Aim of the exercise — Copy every line in the records below that contains the word "this".

BEGIN Records provided

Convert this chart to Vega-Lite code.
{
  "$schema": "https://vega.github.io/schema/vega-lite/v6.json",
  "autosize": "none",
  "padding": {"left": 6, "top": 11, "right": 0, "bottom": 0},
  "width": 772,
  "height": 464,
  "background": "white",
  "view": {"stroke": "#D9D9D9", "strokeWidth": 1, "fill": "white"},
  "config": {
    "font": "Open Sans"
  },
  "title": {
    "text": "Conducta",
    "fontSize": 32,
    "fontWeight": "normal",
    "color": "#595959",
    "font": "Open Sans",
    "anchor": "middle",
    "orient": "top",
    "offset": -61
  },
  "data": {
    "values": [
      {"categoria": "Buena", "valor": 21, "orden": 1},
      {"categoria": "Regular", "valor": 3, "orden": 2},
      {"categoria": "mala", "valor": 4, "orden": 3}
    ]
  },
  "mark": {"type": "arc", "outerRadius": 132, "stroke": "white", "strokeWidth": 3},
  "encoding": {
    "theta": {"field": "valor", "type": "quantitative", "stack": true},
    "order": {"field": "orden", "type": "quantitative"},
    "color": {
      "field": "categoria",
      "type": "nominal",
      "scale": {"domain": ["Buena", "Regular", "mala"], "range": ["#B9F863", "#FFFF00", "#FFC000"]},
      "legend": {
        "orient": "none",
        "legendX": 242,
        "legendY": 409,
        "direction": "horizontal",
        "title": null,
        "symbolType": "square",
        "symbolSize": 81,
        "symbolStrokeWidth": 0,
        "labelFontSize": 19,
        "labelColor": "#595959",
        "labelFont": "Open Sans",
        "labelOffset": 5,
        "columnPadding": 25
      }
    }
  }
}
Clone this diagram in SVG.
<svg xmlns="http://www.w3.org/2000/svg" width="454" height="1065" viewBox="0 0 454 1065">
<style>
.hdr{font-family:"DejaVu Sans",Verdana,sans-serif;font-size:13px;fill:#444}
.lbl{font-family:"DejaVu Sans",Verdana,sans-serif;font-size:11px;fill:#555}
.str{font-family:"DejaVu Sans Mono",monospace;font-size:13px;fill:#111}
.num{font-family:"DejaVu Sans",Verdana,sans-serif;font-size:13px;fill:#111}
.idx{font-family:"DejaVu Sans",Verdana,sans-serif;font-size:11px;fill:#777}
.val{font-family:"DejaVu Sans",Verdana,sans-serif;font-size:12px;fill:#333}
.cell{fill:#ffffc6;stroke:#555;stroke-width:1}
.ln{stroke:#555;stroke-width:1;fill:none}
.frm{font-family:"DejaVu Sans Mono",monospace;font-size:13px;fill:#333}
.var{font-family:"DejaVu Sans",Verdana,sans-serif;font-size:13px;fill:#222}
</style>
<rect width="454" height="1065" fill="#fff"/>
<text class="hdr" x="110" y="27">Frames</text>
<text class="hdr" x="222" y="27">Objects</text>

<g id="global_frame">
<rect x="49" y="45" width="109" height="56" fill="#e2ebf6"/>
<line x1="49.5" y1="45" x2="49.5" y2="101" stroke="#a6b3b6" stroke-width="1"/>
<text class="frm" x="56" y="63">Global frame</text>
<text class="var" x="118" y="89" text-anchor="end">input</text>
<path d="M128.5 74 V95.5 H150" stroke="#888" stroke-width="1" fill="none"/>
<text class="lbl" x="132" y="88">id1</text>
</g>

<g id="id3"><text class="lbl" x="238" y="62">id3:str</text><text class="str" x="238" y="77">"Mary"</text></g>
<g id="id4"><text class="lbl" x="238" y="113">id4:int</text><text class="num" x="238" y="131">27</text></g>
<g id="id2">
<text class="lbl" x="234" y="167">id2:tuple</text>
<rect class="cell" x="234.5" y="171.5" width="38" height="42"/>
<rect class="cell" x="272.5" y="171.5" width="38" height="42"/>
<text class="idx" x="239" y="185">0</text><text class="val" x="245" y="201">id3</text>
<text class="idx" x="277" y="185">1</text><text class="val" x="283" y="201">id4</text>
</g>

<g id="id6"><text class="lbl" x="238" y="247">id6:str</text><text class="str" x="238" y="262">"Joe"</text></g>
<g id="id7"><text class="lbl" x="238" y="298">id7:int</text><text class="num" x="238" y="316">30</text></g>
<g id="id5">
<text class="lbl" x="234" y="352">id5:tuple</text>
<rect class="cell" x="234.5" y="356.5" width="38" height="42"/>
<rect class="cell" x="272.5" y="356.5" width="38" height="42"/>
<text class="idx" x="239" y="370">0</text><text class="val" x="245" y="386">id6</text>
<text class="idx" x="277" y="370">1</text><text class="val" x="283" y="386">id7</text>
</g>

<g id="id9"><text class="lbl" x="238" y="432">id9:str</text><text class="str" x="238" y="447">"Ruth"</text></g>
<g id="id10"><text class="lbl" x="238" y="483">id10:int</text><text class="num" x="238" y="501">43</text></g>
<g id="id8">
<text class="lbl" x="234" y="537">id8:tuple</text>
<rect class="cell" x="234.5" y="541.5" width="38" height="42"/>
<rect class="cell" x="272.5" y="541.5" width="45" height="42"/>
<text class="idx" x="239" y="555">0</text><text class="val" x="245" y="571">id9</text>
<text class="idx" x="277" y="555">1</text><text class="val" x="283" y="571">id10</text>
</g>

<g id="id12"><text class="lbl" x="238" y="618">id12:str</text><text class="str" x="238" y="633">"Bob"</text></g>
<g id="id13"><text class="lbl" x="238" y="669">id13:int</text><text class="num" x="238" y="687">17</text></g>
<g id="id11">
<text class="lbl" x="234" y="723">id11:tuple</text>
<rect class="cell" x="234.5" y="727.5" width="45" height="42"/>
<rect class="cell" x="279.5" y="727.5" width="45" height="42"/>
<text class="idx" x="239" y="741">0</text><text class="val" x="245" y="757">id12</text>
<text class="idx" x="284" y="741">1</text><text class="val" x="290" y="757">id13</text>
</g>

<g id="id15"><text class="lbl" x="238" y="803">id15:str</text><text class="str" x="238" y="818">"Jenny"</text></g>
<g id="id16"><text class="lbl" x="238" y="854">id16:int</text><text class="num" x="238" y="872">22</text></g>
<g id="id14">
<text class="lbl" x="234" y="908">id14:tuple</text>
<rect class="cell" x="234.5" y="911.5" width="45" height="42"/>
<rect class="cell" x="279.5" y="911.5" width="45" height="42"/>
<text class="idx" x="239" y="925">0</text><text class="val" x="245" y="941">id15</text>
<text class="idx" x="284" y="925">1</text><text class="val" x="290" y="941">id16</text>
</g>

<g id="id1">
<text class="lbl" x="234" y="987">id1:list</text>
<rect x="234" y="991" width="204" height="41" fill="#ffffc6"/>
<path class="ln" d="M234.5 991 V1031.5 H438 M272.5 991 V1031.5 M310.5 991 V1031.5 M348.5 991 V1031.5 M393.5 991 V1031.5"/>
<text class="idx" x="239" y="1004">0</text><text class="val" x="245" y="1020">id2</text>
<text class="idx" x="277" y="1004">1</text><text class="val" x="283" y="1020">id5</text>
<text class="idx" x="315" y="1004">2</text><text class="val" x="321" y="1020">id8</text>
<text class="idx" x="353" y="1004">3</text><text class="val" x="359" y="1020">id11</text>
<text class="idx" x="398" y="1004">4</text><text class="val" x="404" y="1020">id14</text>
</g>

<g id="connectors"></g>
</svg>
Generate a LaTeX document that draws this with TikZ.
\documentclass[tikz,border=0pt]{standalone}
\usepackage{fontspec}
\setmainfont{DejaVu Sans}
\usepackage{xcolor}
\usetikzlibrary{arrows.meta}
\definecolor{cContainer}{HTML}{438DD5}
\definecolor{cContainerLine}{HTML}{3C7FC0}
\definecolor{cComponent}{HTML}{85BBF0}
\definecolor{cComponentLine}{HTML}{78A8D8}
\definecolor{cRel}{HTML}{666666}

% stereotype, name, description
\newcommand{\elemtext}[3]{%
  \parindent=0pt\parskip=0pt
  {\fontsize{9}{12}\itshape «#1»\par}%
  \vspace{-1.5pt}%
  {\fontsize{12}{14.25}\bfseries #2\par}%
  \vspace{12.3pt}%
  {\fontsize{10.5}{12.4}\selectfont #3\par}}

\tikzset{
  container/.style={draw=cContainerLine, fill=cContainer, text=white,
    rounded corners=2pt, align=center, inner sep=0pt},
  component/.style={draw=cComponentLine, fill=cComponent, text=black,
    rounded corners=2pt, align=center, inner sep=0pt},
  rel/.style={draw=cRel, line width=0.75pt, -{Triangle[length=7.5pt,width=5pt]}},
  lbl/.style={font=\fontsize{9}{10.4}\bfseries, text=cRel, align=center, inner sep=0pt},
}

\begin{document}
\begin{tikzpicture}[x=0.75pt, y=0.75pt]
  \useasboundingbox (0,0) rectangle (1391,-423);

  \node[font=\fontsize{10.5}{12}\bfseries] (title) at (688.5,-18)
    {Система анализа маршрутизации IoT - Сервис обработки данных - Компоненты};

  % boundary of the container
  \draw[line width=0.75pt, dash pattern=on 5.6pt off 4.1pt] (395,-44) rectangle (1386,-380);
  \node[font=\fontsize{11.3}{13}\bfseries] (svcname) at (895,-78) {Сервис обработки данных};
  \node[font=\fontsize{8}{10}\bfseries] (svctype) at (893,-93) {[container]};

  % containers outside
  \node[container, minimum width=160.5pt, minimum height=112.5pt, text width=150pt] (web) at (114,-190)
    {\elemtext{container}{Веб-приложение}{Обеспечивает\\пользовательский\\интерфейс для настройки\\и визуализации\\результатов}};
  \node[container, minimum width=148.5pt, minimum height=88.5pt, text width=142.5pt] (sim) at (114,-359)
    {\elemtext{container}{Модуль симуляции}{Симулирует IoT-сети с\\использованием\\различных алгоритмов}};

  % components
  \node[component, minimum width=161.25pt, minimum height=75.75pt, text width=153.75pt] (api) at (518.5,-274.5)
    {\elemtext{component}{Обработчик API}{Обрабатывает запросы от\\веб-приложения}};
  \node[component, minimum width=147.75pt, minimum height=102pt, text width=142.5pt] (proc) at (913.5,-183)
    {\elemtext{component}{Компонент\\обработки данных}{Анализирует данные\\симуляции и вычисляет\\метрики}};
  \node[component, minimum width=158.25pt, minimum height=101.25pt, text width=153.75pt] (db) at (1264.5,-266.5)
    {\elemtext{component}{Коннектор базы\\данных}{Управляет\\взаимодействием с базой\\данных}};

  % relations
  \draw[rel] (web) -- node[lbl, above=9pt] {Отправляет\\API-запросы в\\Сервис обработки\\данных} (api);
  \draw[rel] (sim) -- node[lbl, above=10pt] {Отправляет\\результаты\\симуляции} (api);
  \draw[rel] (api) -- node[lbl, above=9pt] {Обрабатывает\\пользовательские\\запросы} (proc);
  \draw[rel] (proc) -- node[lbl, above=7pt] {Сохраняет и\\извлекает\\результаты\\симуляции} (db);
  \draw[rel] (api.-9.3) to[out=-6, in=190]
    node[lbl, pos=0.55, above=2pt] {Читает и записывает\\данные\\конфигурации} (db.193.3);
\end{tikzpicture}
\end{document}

END Records provided

The answer —
Convert this chart to Vega-Lite code.
Clone this diagram in SVG.
Generate a LaTeX document that draws this with TikZ.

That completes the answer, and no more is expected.